As you have just said, "the law, the courts and FISA authorize warrantless spying for foreign intelligence purposes." Now, if Al Qaeda is making a call to an asset in the US - American or not - is not the monitoring of that call for the purpose of gathering "foreign intelligence," which includes information about terrorist threats? So I ask again, is your theory that if NSA is monitoring a foreign operative hostile to the US, and that operative calls someone in the US, that NSA should cease monitoring that conversation? You again bring up the 4th amendment, and I AGAIN have to explain that it states it protects the people from "UNREASONABLE" searches. So I ask again, and maybe this time you'll answer, if an Al Qaeda operative is talking to an American, or that American's phone number or e-mail address is found on a terrorist's cell phone or computer, is it "unreasonable" for our government to be monitoring that conversation or messages in order to detect and deter a possible terrorist attack on us again? As for the FISA provision violation you're fixated on, I'll AGAIN quote what the FISA Court of Review stated: "We take for granted that the President does have that authority and, assuming that is so, FISA could not encroach on the President's constitutional power." You keep asking the same questions, and I keep answering them. Now give me equal consideration and answer the questions I've posed above to you.
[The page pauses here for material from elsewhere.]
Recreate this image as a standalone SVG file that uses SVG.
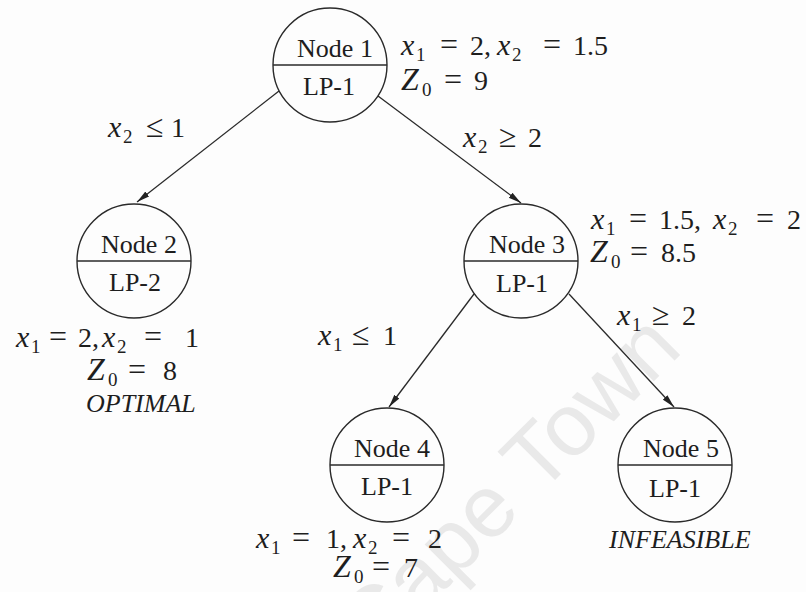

American's can well distinguish between a President committing an allegedly illegal offense for personal or partisan reasons vs. responding to legitimate issues concerning national security. Perjury during a deposition when one is the subject of a sexual harassment suit will win you few defenders. Even worse is covering up the crimes of political associates who are burglarizing and bugging a rival candidate on your behalf during an election campaign. In both of these cases the motivation behind illegal activity was clearly self-serving preservation. The personal want to squash a political opponent or to avoid financial penalty in a civil suit. The American people, the media and the finger in the wind Congress acutely go for blood in those instances. George Bush has no personal agenda compelling him to protect American's from terrorists. He doesn't ride the subway, he doesn't shop in crowded holiday malls, he most certainly does not fly on commercial airliners. And he'll never again be a candidate for political office. If Bush had been wiretapping Maureen Dowd, or trying to have George Soros thrown out of the country, or had a politically motivated FEC go after moveon.org, or even had the FDA follow around Michael Moore and count the 18,000 calories a day he greedily ingests, THEN this story would have traction and implications of political or personal abuse. Ultimately, about as many Americans will take umbrage at Bush for spying on potential terrorists as would suburbanites yack at a county prosecutor who conducts a web sting ferreting out internet pedophilia. To a society, of which the vast majority are law abiding, yet whom on a regular basis are subject to drunk driving checkpoints, airline searches and in some cases random IRS audits, the notion of big brother conducting warrantless surveillance against potential terrorists is hardly nerve shattering. I have no idea whether actual violations of the law occurred. There seems to be conflicting statutes, interpretations ect. However as I said about Libby several weeks ago, wiretapping is a noun that will not be seen in the media beyond February 1st.